Dataset excerpt
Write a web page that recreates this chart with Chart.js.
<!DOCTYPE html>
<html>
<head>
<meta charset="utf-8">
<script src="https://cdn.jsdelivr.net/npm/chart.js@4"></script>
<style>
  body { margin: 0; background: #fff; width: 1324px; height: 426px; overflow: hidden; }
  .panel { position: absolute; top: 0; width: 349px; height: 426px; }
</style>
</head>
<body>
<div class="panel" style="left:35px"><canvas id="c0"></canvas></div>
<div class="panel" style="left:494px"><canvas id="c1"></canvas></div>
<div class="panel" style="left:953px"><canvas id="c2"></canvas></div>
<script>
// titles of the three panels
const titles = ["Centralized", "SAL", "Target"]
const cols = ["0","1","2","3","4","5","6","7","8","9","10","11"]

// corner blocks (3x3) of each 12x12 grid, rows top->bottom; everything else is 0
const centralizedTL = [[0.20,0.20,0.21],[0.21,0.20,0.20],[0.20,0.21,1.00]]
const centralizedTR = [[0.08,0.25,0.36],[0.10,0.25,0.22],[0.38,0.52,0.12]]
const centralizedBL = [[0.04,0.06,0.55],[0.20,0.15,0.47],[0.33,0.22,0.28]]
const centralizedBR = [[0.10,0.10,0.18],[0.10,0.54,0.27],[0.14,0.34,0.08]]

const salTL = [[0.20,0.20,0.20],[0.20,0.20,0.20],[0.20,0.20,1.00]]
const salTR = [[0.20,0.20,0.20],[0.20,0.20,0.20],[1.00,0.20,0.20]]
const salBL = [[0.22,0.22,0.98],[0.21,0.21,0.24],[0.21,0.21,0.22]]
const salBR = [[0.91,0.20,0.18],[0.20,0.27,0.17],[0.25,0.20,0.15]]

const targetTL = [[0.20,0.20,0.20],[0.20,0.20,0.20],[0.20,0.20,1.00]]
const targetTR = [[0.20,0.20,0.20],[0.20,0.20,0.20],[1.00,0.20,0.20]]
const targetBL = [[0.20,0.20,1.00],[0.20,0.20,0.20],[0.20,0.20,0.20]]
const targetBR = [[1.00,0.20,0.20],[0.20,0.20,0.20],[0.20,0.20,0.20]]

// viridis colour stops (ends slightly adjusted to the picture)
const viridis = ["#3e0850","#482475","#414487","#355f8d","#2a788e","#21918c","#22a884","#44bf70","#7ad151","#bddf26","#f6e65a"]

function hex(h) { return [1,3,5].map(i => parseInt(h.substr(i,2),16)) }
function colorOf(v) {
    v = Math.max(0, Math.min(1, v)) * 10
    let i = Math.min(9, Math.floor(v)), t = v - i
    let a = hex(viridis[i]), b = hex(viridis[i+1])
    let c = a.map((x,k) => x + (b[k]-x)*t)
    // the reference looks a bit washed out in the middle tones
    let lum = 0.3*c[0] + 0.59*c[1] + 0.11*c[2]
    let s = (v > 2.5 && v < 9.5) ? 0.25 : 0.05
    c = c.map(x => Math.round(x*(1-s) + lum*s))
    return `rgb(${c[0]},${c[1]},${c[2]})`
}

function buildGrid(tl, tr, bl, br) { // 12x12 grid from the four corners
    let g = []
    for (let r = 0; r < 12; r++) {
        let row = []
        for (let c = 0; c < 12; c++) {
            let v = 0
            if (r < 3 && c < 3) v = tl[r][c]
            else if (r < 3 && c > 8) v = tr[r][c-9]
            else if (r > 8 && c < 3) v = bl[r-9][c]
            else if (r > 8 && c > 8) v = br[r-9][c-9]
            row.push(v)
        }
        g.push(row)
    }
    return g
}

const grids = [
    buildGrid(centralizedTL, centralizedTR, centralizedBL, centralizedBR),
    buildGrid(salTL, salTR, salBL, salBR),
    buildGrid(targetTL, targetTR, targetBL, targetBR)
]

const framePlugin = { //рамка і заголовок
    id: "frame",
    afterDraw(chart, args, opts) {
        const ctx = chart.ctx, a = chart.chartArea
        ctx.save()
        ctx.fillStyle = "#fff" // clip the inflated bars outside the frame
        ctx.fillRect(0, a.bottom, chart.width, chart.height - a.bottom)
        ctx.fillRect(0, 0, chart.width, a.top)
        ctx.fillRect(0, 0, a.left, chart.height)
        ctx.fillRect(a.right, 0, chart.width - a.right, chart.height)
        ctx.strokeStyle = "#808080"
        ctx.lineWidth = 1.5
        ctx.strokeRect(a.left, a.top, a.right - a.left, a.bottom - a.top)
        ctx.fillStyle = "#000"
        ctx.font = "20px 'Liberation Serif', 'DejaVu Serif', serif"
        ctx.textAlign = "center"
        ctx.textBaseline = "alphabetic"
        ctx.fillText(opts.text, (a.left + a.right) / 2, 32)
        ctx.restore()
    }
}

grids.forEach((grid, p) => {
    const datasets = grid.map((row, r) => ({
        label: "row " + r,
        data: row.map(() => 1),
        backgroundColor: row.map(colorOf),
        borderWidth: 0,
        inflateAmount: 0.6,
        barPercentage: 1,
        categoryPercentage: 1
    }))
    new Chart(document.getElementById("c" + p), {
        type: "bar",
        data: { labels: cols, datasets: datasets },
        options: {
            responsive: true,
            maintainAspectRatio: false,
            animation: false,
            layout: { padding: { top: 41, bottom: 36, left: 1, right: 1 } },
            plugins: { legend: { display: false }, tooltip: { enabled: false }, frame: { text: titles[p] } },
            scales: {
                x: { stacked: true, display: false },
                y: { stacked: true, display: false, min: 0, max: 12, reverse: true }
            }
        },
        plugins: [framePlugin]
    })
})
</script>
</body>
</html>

Task
Set down the material above again, word for word.

Written answer
Write a web page that recreates this chart with Chart.js.
<!DOCTYPE html>
<html>
<head>
<meta charset="utf-8">
<script src="https://cdn.jsdelivr.net/npm/chart.js@4"></script>
<style>
  body { margin: 0; background: #fff; width: 1324px; height: 426px; overflow: hidden; }
  .panel { position: absolute; top: 0; width: 349px; height: 426px; }
</style>
</head>
<body>
<div class="panel" style="left:35px"><canvas id="c0"></canvas></div>
<div class="panel" style="left:494px"><canvas id="c1"></canvas></div>
<div class="panel" style="left:953px"><canvas id="c2"></canvas></div>
<script>
// titles of the three panels
const titles = ["Centralized", "SAL", "Target"]
const cols = ["0","1","2","3","4","5","6","7","8","9","10","11"]

// corner blocks (3x3) of each 12x12 grid, rows top->bottom; everything else is 0
const centralizedTL = [[0.20,0.20,0.21],[0.21,0.20,0.20],[0.20,0.21,1.00]]
const centralizedTR = [[0.08,0.25,0.36],[0.10,0.25,0.22],[0.38,0.52,0.12]]
const centralizedBL = [[0.04,0.06,0.55],[0.20,0.15,0.47],[0.33,0.22,0.28]]
const centralizedBR = [[0.10,0.10,0.18],[0.10,0.54,0.27],[0.14,0.34,0.08]]

const salTL = [[0.20,0.20,0.20],[0.20,0.20,0.20],[0.20,0.20,1.00]]
const salTR = [[0.20,0.20,0.20],[0.20,0.20,0.20],[1.00,0.20,0.20]]
const salBL = [[0.22,0.22,0.98],[0.21,0.21,0.24],[0.21,0.21,0.22]]
const salBR = [[0.91,0.20,0.18],[0.20,0.27,0.17],[0.25,0.20,0.15]]

const targetTL = [[0.20,0.20,0.20],[0.20,0.20,0.20],[0.20,0.20,1.00]]
const targetTR = [[0.20,0.20,0.20],[0.20,0.20,0.20],[1.00,0.20,0.20]]
const targetBL = [[0.20,0.20,1.00],[0.20,0.20,0.20],[0.20,0.20,0.20]]
const targetBR = [[1.00,0.20,0.20],[0.20,0.20,0.20],[0.20,0.20,0.20]]

// viridis colour stops (ends slightly adjusted to the picture)
const viridis = ["#3e0850","#482475","#414487","#355f8d","#2a788e","#21918c","#22a884","#44bf70","#7ad151","#bddf26","#f6e65a"]

function hex(h) { return [1,3,5].map(i => parseInt(h.substr(i,2),16)) }
function colorOf(v) {
    v = Math.max(0, Math.min(1, v)) * 10
    let i = Math.min(9, Math.floor(v)), t = v - i
    let a = hex(viridis[i]), b = hex(viridis[i+1])
    let c = a.map((x,k) => x + (b[k]-x)*t)
    // the reference looks a bit washed out in the middle tones
    let lum = 0.3*c[0] + 0.59*c[1] + 0.11*c[2]
    let s = (v > 2.5 && v < 9.5) ? 0.25 : 0.05
    c = c.map(x => Math.round(x*(1-s) + lum*s))
    return `rgb(${c[0]},${c[1]},${c[2]})`
}

function buildGrid(tl, tr, bl, br) { // 12x12 grid from the four corners
    let g = []
    for (let r = 0; r < 12; r++) {
        let row = []
        for (let c = 0; c < 12; c++) {
            let v = 0
            if (r < 3 && c < 3) v = tl[r][c]
            else if (r < 3 && c > 8) v = tr[r][c-9]
            else if (r > 8 && c < 3) v = bl[r-9][c]
            else if (r > 8 && c > 8) v = br[r-9][c-9]
            row.push(v)
        }
        g.push(row)
    }
    return g
}

const grids = [
    buildGrid(centralizedTL, centralizedTR, centralizedBL, centralizedBR),
    buildGrid(salTL, salTR, salBL, salBR),
    buildGrid(targetTL, targetTR, targetBL, targetBR)
]

const framePlugin = { //рамка і заголовок
    id: "frame",
    afterDraw(chart, args, opts) {
        const ctx = chart.ctx, a = chart.chartArea
        ctx.save()
        ctx.fillStyle = "#fff" // clip the inflated bars outside the frame
        ctx.fillRect(0, a.bottom, chart.width, chart.height - a.bottom)
        ctx.fillRect(0, 0, chart.width, a.top)
        ctx.fillRect(0, 0, a.left, chart.height)
        ctx.fillRect(a.right, 0, chart.width - a.right, chart.height)
        ctx.strokeStyle = "#808080"
        ctx.lineWidth = 1.5
        ctx.strokeRect(a.left, a.top, a.right - a.left, a.bottom - a.top)
        ctx.fillStyle = "#000"
        ctx.font = "20px 'Liberation Serif', 'DejaVu Serif', serif"
        ctx.textAlign = "center"
        ctx.textBaseline = "alphabetic"
        ctx.fillText(opts.text, (a.left + a.right) / 2, 32)
        ctx.restore()
    }
}

grids.forEach((grid, p) => {
    const datasets = grid.map((row, r) => ({
        label: "row " + r,
        data: row.map(() => 1),
        backgroundColor: row.map(colorOf),
        borderWidth: 0,
        inflateAmount: 0.6,
        barPercentage: 1,
        categoryPercentage: 1
    }))
    new Chart(document.getElementById("c" + p), {
        type: "bar",
        data: { labels: cols, datasets: datasets },
        options: {
            responsive: true,
            maintainAspectRatio: false,
            animation: false,
            layout: { padding: { top: 41, bottom: 36, left: 1, right: 1 } },
            plugins: { legend: { display: false }, tooltip: { enabled: false }, frame: { text: titles[p] } },
            scales: {
                x: { stacked: true, display: false },
                y: { stacked: true, display: false, min: 0, max: 12, reverse: true }
            }
        },
        plugins: [framePlugin]
    })
})
</script>
</body>
</html>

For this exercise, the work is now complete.